Solution of tanx = x?

Question

How do I find the solutions of tanx = x upto any number of decimals?

(Of course, there is the graphical method but it just helps in finding the approximate value...)

Answer 1

You know that there is a solution $x_k$ in a neighbourhood of $2 \pi k$, for each integer $k$.

And the equation can be also written as

$x_k = atan(x_k) + 2 k \pi$

where the arc tangent returns the principal value.

Then you can iterate:

$x_k[0] = 2 k \pi$

$x_k[n] = atan(x_k[n-1]) + 2 k \pi$

It converges very quickly - empirically - proof is left as an exercise :)

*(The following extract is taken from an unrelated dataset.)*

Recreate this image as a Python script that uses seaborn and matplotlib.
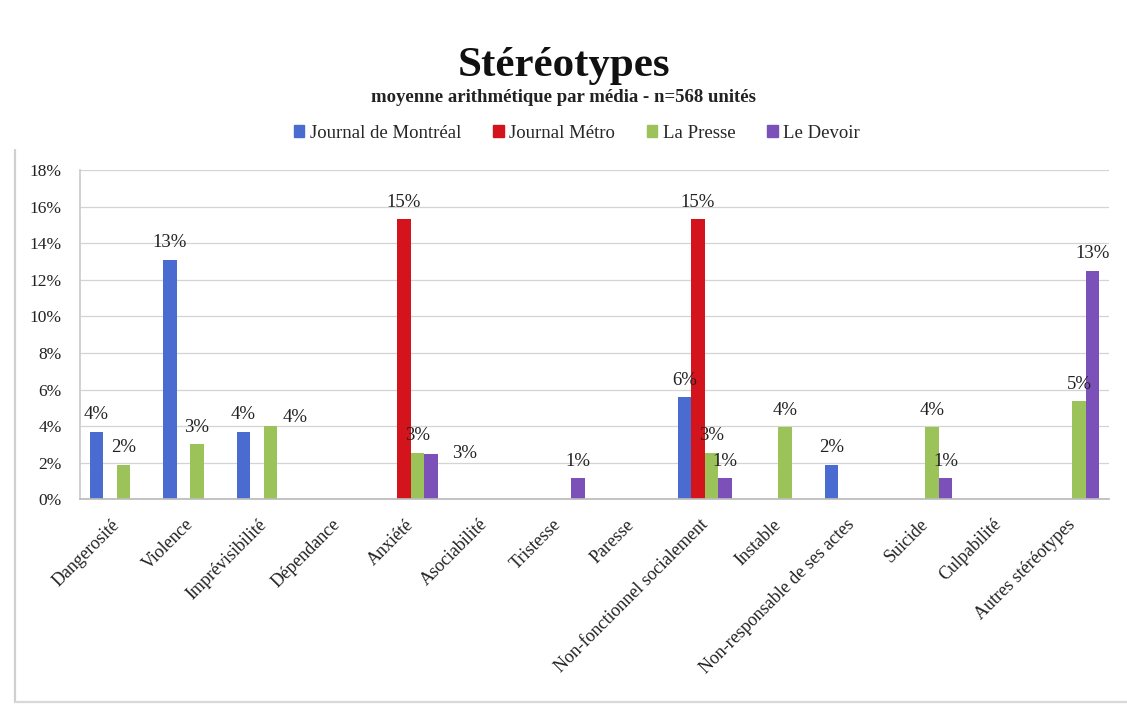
import math
import matplotlib
matplotlib.use("Agg")
import matplotlib.pyplot as plt
from matplotlib.patches import Rectangle
from matplotlib.lines import Line2D
from matplotlib.ticker import FixedLocator
from matplotlib.transforms import ScaledTranslation
import seaborn as sns
import pandas as pd

categories = ["Dangerosité", "Violence", "Imprévisibilité", "Dépendance", "Anxiété",
              "Asociabilité", "Tristesse", "Paresse", "Non-fonctionnel socialement",
              "Instable", "Non-responsable de ses actes", "Suicide", "Culpabilité",
              "Autres stéréotypes"]
media = ["Journal de Montréal", "Journal Métro", "La Presse", "Le Devoir"]

journal_de_montreal = [3.7, 13.1, 3.7, 0, 0, 0, 0, 0, 5.6, 0, 1.9, 0, 0, 0]
journal_metro       = [0, 0, 0, 0, 15.3, 0, 0, 0, 15.3, 0, 0, 0, 0, 0]
la_presse           = [1.9, 3.0, 4.0, 0, 2.55, 0, 0, 0, 2.55, 3.95, 0, 3.95, 0, 5.35]
le_devoir           = [0, 0, 0, 0, 2.5, 0, 1.15, 0, 1.15, 0, 0, 1.15, 0, 12.5]

colors = ["#4a6bd0", "#d4141c", "#9cc35a", "#7b50b8"]
y_ticks = [0, 2, 4, 6, 8, 10, 12, 14, 16, 18]

series = [journal_de_montreal, journal_metro, la_presse, le_devoir]
rows = []
for m, vals in zip(media, series):
    for c, v in zip(categories, vals):
        rows.append({"Catégorie": c, "Média": m, "Valeur": v})
df = pd.DataFrame(rows)

sns.set_theme(style="white")
plt.rcParams["font.family"] = ["Liberation Serif", "DejaVu Serif"]

fig = plt.figure(figsize=(11.27, 7.05), dpi=100)
ax = fig.add_axes([80 / 1127, 1 - 499.3 / 705, (1109 - 80) / 1127, (499.3 - 170) / 705])

sns.barplot(data=df, x="Catégorie", y="Valeur", hue="Média", order=categories,
            hue_order=media, palette=colors, width=0.735, saturation=1,
            ax=ax, legend=False, linewidth=0)

ax.set_ylim(0, 18)
ax.set_xlim(-0.5, len(categories) - 0.5)
ax.set_yticks(y_ticks)
ax.set_yticklabels([f"{t}%" for t in y_ticks], fontsize=12.5, color="#222222")
ax.yaxis.grid(True, color="#d4d4d4", linewidth=0.9)
ax.set_axisbelow(True)
ax.set_xlabel("")
ax.set_ylabel("")
for s in ["top", "right"]:
    ax.spines[s].set_visible(False)
ax.spines["left"].set_color("#cccccc")
ax.spines["bottom"].set_color("#bbbbbb")
ax.tick_params(axis="y", length=0, pad=13)
ax.tick_params(axis="x", length=0, pad=12)
ax.xaxis.set_minor_locator(FixedLocator([i + 0.5 for i in range(len(categories))]))
ax.tick_params(axis="x", which="minor", length=4, color="#bbbbbb", direction="out")

ax.set_xticks(range(len(categories)))
ax.set_xticklabels(categories, rotation=45, ha="right", rotation_mode="anchor",
                   fontsize=13, color="#222222")
shift = ScaledTranslation(-4 / 72, 0, fig.dpi_scale_trans)
for lbl in ax.get_xticklabels():
    lbl.set_transform(lbl.get_transform() + shift)

# label placement tweaks (style only): (series index, category index) -> offset in points
label_offsets = {(2, 2): (18, -6), (3, 4): (24, -12)}

for si, (cont, vals) in enumerate(zip(ax.containers, series)):
    for ci, (patch, v) in enumerate(zip(cont.patches, vals)):
        if v <= 0:
            continue
        dx, dy = label_offsets.get((si, ci), (0, 0))
        x = patch.get_x() + patch.get_width() / 2
        ax.annotate(f"{math.floor(v + 0.5)}%", xy=(x, patch.get_height()),
                    xytext=(dx, 6 + dy), textcoords="offset points",
                    ha="center", va="bottom", fontsize=13.5, color="#222222")

fig.text(0.5, 1 - 66 / 705, "Stéréotypes", ha="center", va="center",
         fontsize=31, fontweight="bold", color="#111111")
fig.text(0.5, 1 - 98 / 705, "moyenne arithmétique par média - n=568 unités",
         ha="center", va="center", fontsize=13.5, fontweight="bold", color="#222222")

handles = [Rectangle((0, 0), 1, 1, color=c) for c in colors]
fig.legend(handles, media, loc="center", bbox_to_anchor=(577 / 1127, 1 - 133 / 705),
           ncol=4, frameon=False, fontsize=13.5, handlelength=0.55, handleheight=0.55,
           handletextpad=0.3, columnspacing=1.7)

fig.add_artist(Line2D([15 / 1127, 15 / 1127], [3 / 705, 1 - 150 / 705],
                      transform=fig.transFigure, color="#d0d0d0", linewidth=1.6))
fig.add_artist(Line2D([15 / 1127, 1], [3 / 705, 3 / 705],
                      transform=fig.transFigure, color="#d8d8d8", linewidth=1.6))

fig.savefig("out.png", dpi=100, facecolor="white")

If you have an starting approximate value, you pick your $k$ by rounding $x_0/(2 \pi)$

Answer 2

Apart from the solution $x=0$ there are for each $n>0$ two solutions $\pm x_n$ with $x_n={(2n-1)\pi\over2}-\tau_n$ where $\tau_n>0$ is $O({1\over n})$. It is easy to see that $\tau_n$ satisfies the equation $$\tau=\arctan{1\over (2n-1)\pi/2 - \tau}=:f(\tau).$$ As $|f'(\tau)|\ll1$ in the neighbourhood of $\tau=0$ we can obtain $\tau_n$ numerically by iterating $f$ starting at $\tau=0$.

Answer 3

Newton-Raphson solving for zeros of $f(x) = tan x - x$

Answer 4

(This should be a comment to leonbloy's answer)

The proper expression for the fixed-point iteration for the $n$th nonzero solution of $x=\tan\;x$ is $x_{k+1}=\arctan(x_k)+n\pi$. In fact, for the more general transcendental equation $\tan\;x=\lambda x$, the fixed-point iteration $x_{k+1}=\arctan(\lambda x_k)+n\pi$ works nicely; one can use the fixed point starting with $x_0=n\pi$ for the first few iterations and then switch to Newton-Raphson as soon as the fixed-point iteration has started converging. A similar fixed-point method works for the related transcendental equation $\cot\;x=\mu x$.

If one needs to compute large roots, it might be more profitable to construct asymptotic approximations to the roots; details are given in chapter 7 of the book Numerical Methods for Special Functions by Gil, Segura, and Temme.